====== Dataset section ======
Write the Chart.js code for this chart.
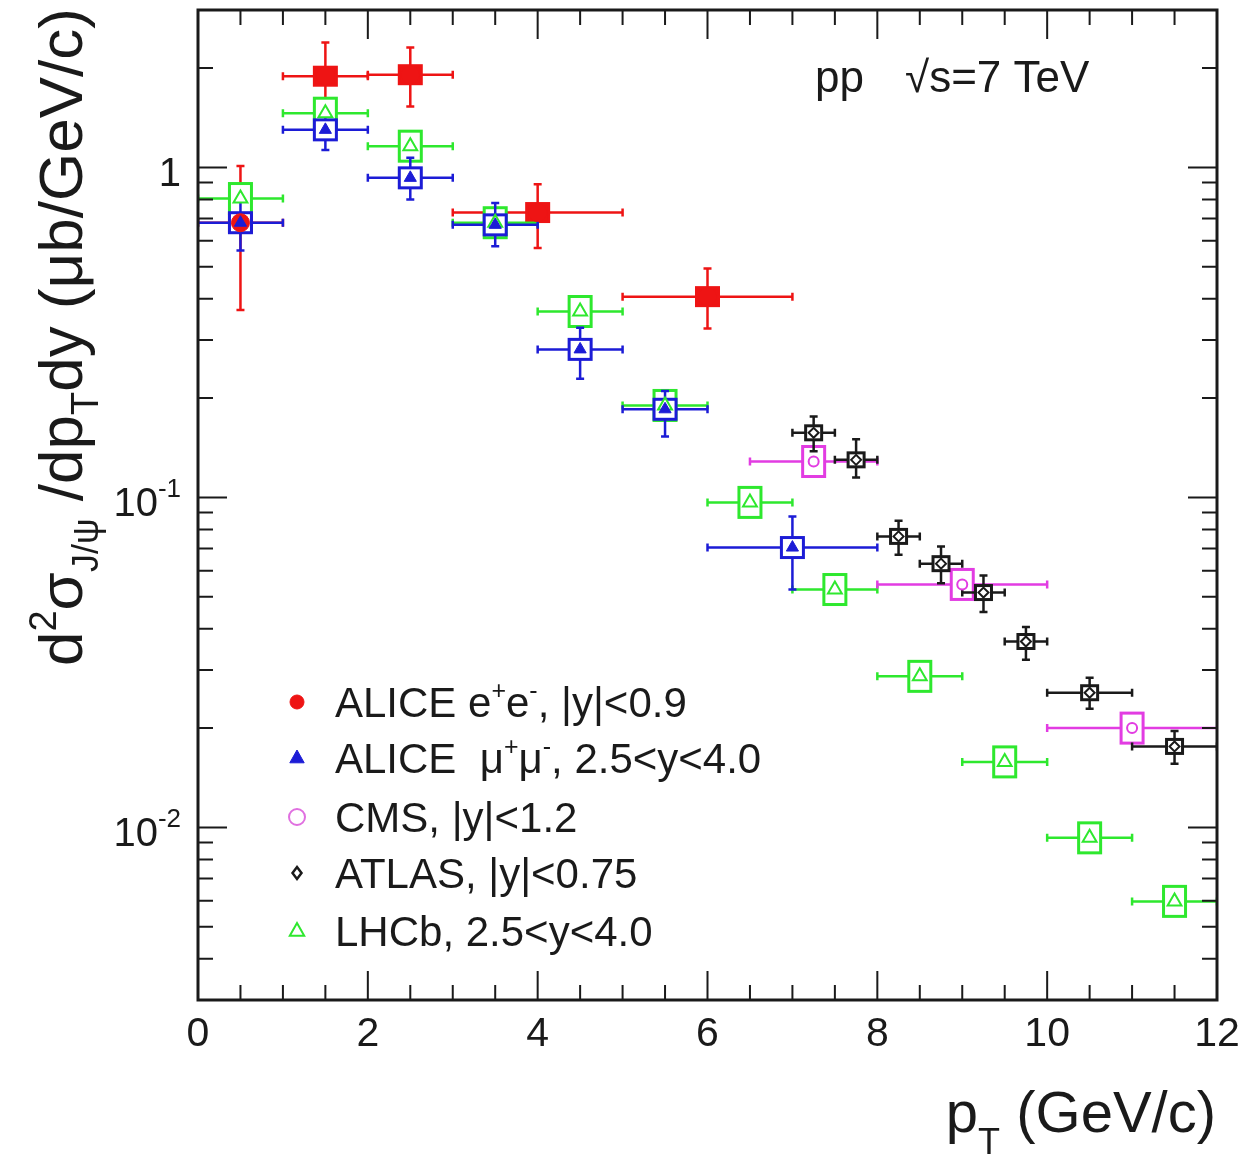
<!DOCTYPE html>
<html>
<head>
<title>J/psi cross section vs pT</title>
<script src="https://cdn.jsdelivr.net/npm/chart.js@4.4.0/dist/chart.umd.min.js"></script>
<style>
    body { margin: 0; background: #fff; }
    #wrap { width: 1249px; height: 1157px; position: relative; }
</style>
</head>
<body>
<div id="wrap"><canvas id="chart"></canvas></div>
<script>
// ALICE e+e-, |y|<0.9
const aliceEeX   = [0.5, 1.5, 2.5, 4, 6];
const aliceEeY   = [0.68, 1.89, 1.91, 0.73, 0.406];
const aliceEeXlo = [0, 1, 2, 3, 5];
const aliceEeXhi = [1, 2, 3, 5, 7];
const aliceEeYlo = [0.37, 1.50, 1.53, 0.57, 0.325];
const aliceEeYhi = [1.01, 2.39, 2.31, 0.89, 0.494];

// ALICE mu+mu-, 2.5<y<4.0
const aliceMmX   = [0.5, 1.5, 2.5, 3.5, 4.5, 5.5, 7];
const aliceMmY   = [0.68, 1.30, 0.93, 0.67, 0.281, 0.185, 0.0705];
const aliceMmXlo = [0, 1, 2, 3, 4, 5, 6];
const aliceMmXhi = [1, 2, 3, 4, 5, 6, 8];
const aliceMmYlo = [0.56, 1.13, 0.80, 0.577, 0.229, 0.153, 0.0526];
const aliceMmYhi = [0.80, 1.47, 1.07, 0.78, 0.327, 0.21, 0.0875];

// CMS, |y|<1.2
const cmsX   = [7.25, 9, 11];
const cmsY   = [0.1285, 0.0545, 0.020];
const cmsXlo = [6.5, 8, 10];
const cmsXhi = [8, 10, 13];
const cmsYlo = [0.122, 0.0515, 0.0189];
const cmsYhi = [0.135, 0.0575, 0.0211];

// ATLAS, |y|<0.75
const atlasX   = [7.25, 7.75, 8.25, 8.75, 9.25, 9.75, 10.5, 11.5];
const atlasY   = [0.157, 0.130, 0.0762, 0.063, 0.0515, 0.0366, 0.0256, 0.0176];
const atlasXlo = [7, 7.5, 8, 8.5, 9, 9.5, 10, 11];
const atlasXhi = [7.5, 8, 8.5, 9, 9.5, 10, 11, 12];
const atlasYlo = [0.138, 0.115, 0.067, 0.055, 0.045, 0.0322, 0.0229, 0.0156];
const atlasYhi = [0.176, 0.150, 0.085, 0.071, 0.058, 0.0405, 0.0284, 0.0196];

// LHCb, 2.5<y<4.0
const lhcbX   = [0.5, 1.5, 2.5, 3.5, 4.5, 5.5, 6.5, 7.5, 8.5, 9.5, 10.5, 11.5];
const lhcbY   = [0.805, 1.46, 1.16, 0.68, 0.366, 0.19, 0.0966, 0.0526, 0.0287, 0.0158, 0.0093, 0.00597];
const lhcbXlo = [0, 1, 2, 3, 4, 5, 6, 7, 8, 9, 10, 11];
const lhcbXhi = [1, 2, 3, 4, 5, 6, 7, 8, 9, 10, 11, 12];
const lhcbYlo = [0.75, 1.37, 1.09, 0.64, 0.345, 0.178, 0.091, 0.0495, 0.027, 0.0149, 0.0087, 0.0056];
const lhcbYhi = [0.86, 1.55, 1.23, 0.72, 0.388, 0.202, 0.103, 0.0558, 0.0305, 0.0167, 0.0099, 0.00635];

// axis
const xTicks = [0, 2, 4, 6, 8, 10, 12];
const yTicks = [0.01, 0.1, 1];
const yTickLabels = [['10', '-2'], ['10', '-1'], ['1', '']];

const FONT = '"Liberation Sans", Arial, Helvetica, sans-serif';
const INK = '#1a1a1a';

// drawing order: first = bottom
const series = [
    { name: 'ee', x: aliceEeX, y: aliceEeY, xlo: aliceEeXlo, xhi: aliceEeXhi, ylo: aliceEeYlo, yhi: aliceEeYhi,
      color: '#ee1414', boxW: 11, boxH: 9, boxFill: '#ee1414', style: 'circle', r: 9, fill: '#ee1414', bw: 1 },
    { name: 'lhcb', x: lhcbX, y: lhcbY, xlo: lhcbXlo, xhi: lhcbXhi, ylo: lhcbYlo, yhi: lhcbYhi,
      color: '#2ee82e', boxW: 11, boxH: 15, boxFill: '#fff', style: 'triangle', r: 8, fill: '#fff', bw: 2 },
    { name: 'mm', x: aliceMmX, y: aliceMmY, xlo: aliceMmXlo, xhi: aliceMmXhi, ylo: aliceMmYlo, yhi: aliceMmYhi,
      color: '#1c1cd6', boxW: 11, boxH: 10, boxFill: '#fff', style: 'triangle', r: 7, fill: '#1c1cd6', bw: 1 },
    { name: 'cms', x: cmsX, y: cmsY, xlo: cmsXlo, xhi: cmsXhi, ylo: cmsYlo, yhi: cmsYhi,
      color: '#e23ce2', boxW: 11, boxH: 15, boxFill: '#fff', style: 'circle', r: 5, fill: '#fff', bw: 2 },
    { name: 'atlas', x: atlasX, y: atlasY, xlo: atlasXlo, xhi: atlasXhi, ylo: atlasYlo, yhi: atlasYhi,
      color: '#1a1a1a', boxW: 8, boxH: 7, boxFill: '#fff', style: 'rectRot', r: 5, fill: '#fff', bw: 2 }
];

function drawRich(ctx, x, y, parts) {
    let cx = x;
    parts.forEach(p => {
        ctx.font = p.size + 'px ' + FONT;
        ctx.fillText(p.t, cx, y + (p.dy || 0));
        cx += ctx.measureText(p.t).width;
    });
    return cx;
}
function richWidth(ctx, parts) {
    let w = 0;
    parts.forEach(p => { ctx.font = p.size + 'px ' + FONT; w += ctx.measureText(p.t).width; });
    return w;
}

function marker(ctx, style, x, y, r, stroke, fill, lw) {
    ctx.save();
    ctx.strokeStyle = stroke; ctx.fillStyle = fill; ctx.lineWidth = lw;
    ctx.beginPath();
    if (style === 'circle') {
        ctx.arc(x, y, r, 0, Math.PI * 2);
    } else if (style === 'triangle') {
        ctx.moveTo(x, y - r);
        ctx.lineTo(x + r * 0.9, y + r * 0.6);
        ctx.lineTo(x - r * 0.9, y + r * 0.6);
        ctx.closePath();
    } else if (style === 'rectRot') {
        ctx.moveTo(x, y - r); ctx.lineTo(x + r * 0.75, y);
        ctx.lineTo(x, y + r); ctx.lineTo(x - r * 0.75, y);
        ctx.closePath();
    }
    ctx.fill(); ctx.stroke();
    ctx.restore();
}

// error bars + systematic boxes, drawn under the markers
const errorBars = {
    id: 'errorBars',
    beforeDatasetsDraw(chart) {
        const { ctx, chartArea: a, scales: { x, y } } = chart;
        ctx.save();
        ctx.beginPath();
        ctx.rect(a.left, a.top, a.right - a.left, a.bottom - a.top);
        ctx.clip();
        series.forEach(s => {
            s.x.forEach((xv, i) => {
                const px = x.getPixelForValue(xv), py = y.getPixelForValue(s.y[i]);
                const x0 = x.getPixelForValue(s.xlo[i]), x1 = x.getPixelForValue(s.xhi[i]);
                const y0 = y.getPixelForValue(s.ylo[i]), y1 = y.getPixelForValue(s.yhi[i]);
                ctx.strokeStyle = s.color;
                ctx.lineWidth = 2.5;
                ctx.beginPath();
                ctx.moveTo(x0, py); ctx.lineTo(x1, py);
                ctx.moveTo(px, y0); ctx.lineTo(px, y1);
                ctx.moveTo(x0, py - 4); ctx.lineTo(x0, py + 4);
                ctx.moveTo(x1, py - 4); ctx.lineTo(x1, py + 4);
                ctx.moveTo(px - 4, y0); ctx.lineTo(px + 4, y0);
                ctx.moveTo(px - 4, y1); ctx.lineTo(px + 4, y1);
                ctx.stroke();
                ctx.fillStyle = s.boxFill;
                ctx.fillRect(px - s.boxW, py - s.boxH, s.boxW * 2, s.boxH * 2);
                ctx.lineWidth = 3;
                ctx.strokeRect(px - s.boxW, py - s.boxH, s.boxW * 2, s.boxH * 2);
            });
        });
        ctx.restore();
    }
};

// frame, inside ticks, labels, titles, legend
const decor = {
    id: 'decor',
    afterDraw(chart) {
        const { ctx, chartArea: a, scales: { x, y } } = chart;
        ctx.save();
        ctx.strokeStyle = INK; ctx.fillStyle = INK;
        ctx.lineWidth = 2;
        ctx.beginPath();
        for (let v = 0; v <= 12.001; v += 0.5) {
            const px = x.getPixelForValue(v);
            const len = Math.abs(v % 2) < 1e-6 ? 29 : 15;
            ctx.moveTo(px, a.bottom); ctx.lineTo(px, a.bottom - len);
            ctx.moveTo(px, a.top); ctx.lineTo(px, a.top + len);
        }
        for (let d = 0.001; d < 10; d *= 10) {
            for (let m = 1; m <= 9; m++) {
                const v = d * m;
                if (v < y.min * 0.999 || v > y.max * 1.001) continue;
                const py = y.getPixelForValue(v);
                const len = m === 1 ? 29 : 15;
                ctx.moveTo(a.left, py); ctx.lineTo(a.left + len, py);
                ctx.moveTo(a.right, py); ctx.lineTo(a.right - len, py);
            }
        }
        ctx.stroke();
        ctx.lineWidth = 3;
        ctx.strokeRect(a.left, a.top, a.right - a.left, a.bottom - a.top);

        // x tick labels
        ctx.font = '41px ' + FONT;
        ctx.textAlign = 'center'; ctx.textBaseline = 'alphabetic';
        xTicks.forEach(v => ctx.fillText(String(v), x.getPixelForValue(v), 1046));

        // y tick labels
        ctx.textAlign = 'left';
        yTicks.forEach((v, i) => {
            const py = y.getPixelForValue(v);
            const parts = [{ t: yTickLabels[i][0], size: 40 }, { t: yTickLabels[i][1], size: 26, dy: -19 }];
            const w = richWidth(ctx, parts);
            drawRich(ctx, 181 - w, py + 19, parts);
        });

        // x title
        const xt = [{ t: 'p', size: 58 }, { t: 'T', size: 36, dy: 22 }, { t: ' (GeV/c)', size: 58 }];
        drawRich(ctx, 1216 - richWidth(ctx, xt), 1132, xt);

        // y title (rotated)
        ctx.save();
        ctx.translate(82, 666);
        ctx.rotate(-Math.PI / 2);
        drawRich(ctx, 0, 0, [
            { t: 'd', size: 62 }, { t: '2', size: 38, dy: -26 }, { t: 'σ', size: 62 },
            { t: 'J/ψ', size: 36, dy: 16 }, { t: ' /dp', size: 62 }, { t: 'T', size: 38, dy: 16 },
            { t: 'dy (μb/GeV/c)', size: 62 }
        ]);
        ctx.restore();

        // energy label
        ctx.font = '44px ' + FONT;
        ctx.fillText('pp', 815, 92);
        ctx.fillText('√s=7 TeV', 905, 92);

        // legend
        const rows = [
            [{ t: 'ALICE e', size: 42 }, { t: '+', size: 25, dy: -18 }, { t: 'e', size: 42 }, { t: '-', size: 25, dy: -18 }, { t: ', |y|<0.9', size: 42 }],
            [{ t: 'ALICE  μ', size: 42 }, { t: '+', size: 25, dy: -18 }, { t: 'μ', size: 42 }, { t: '-', size: 25, dy: -18 }, { t: ', 2.5<y<4.0', size: 42 }],
            [{ t: 'CMS, |y|<1.2', size: 42 }],
            [{ t: 'ATLAS, |y|<0.75', size: 42 }],
            [{ t: 'LHCb, 2.5<y<4.0', size: 42 }]
        ];
        const legendMarkers = [
            ['circle', 7, '#ee1414', '#ee1414', 1],
            ['triangle', 8, '#1c1cd6', '#1c1cd6', 1],
            ['circle', 8, '#e070e0', '#fff', 2],
            ['rectRot', 6, INK, '#fff', 2.5],
            ['triangle', 8, '#2ee82e', '#fff', 2]
        ];
        const baselines = [717, 773, 832, 888, 946];
        rows.forEach((parts, i) => {
            const m = legendMarkers[i];
            marker(ctx, m[0], 297, baselines[i] - 15, m[1], m[2], m[3], m[4]);
            ctx.fillStyle = INK;
            drawRich(ctx, 335, baselines[i], parts);
        });
        ctx.restore();
    }
};

new Chart(document.getElementById('chart'), {
    type: 'scatter',
    data: {
        // dataset 0 is painted last, so reverse to keep the first series at the bottom
        datasets: series.slice().reverse().map(s => ({
            label: s.name,
            data: s.x.map((v, i) => ({ x: v, y: s.y[i] })),
            pointStyle: s.style,
            pointRadius: s.r,
            backgroundColor: s.fill,
            borderColor: s.color,
            borderWidth: s.bw
        }))
    },
    options: {
        responsive: true,
        maintainAspectRatio: false,
        animation: false,
        layout: { padding: { left: 198, right: 32, top: 9, bottom: 157 } },
        plugins: { legend: { display: false }, tooltip: { enabled: false } },
        scales: {
            x: { type: 'linear', min: 0, max: 12, display: false },
            y: { type: 'logarithmic', min: 0.003, max: 3, display: false }
        }
    },
    plugins: [errorBars, decor]
});
</script>
</body>
</html>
======
Goal of the exercise => Restate the data word for word from its first line through the line with "const aliceEeYhi = [1.01, 2.39, 2.31, 0.89, 0.494];", leaving out any picture along the way.

Exercise answer =>
Write the Chart.js code for this chart.
<!DOCTYPE html>
<html>
<head>
<title>J/psi cross section vs pT</title>
<script src="https://cdn.jsdelivr.net/npm/chart.js@4.4.0/dist/chart.umd.min.js"></script>
<style>
    body { margin: 0; background: #fff; }
    #wrap { width: 1249px; height: 1157px; position: relative; }
</style>
</head>
<body>
<div id="wrap"><canvas id="chart"></canvas></div>
<script>
// ALICE e+e-, |y|<0.9
const aliceEeX   = [0.5, 1.5, 2.5, 4, 6];
const aliceEeY   = [0.68, 1.89, 1.91, 0.73, 0.406];
const aliceEeXlo = [0, 1, 2, 3, 5];
const aliceEeXhi = [1, 2, 3, 5, 7];
const aliceEeYlo = [0.37, 1.50, 1.53, 0.57, 0.325];
const aliceEeYhi = [1.01, 2.39, 2.31, 0.89, 0.494];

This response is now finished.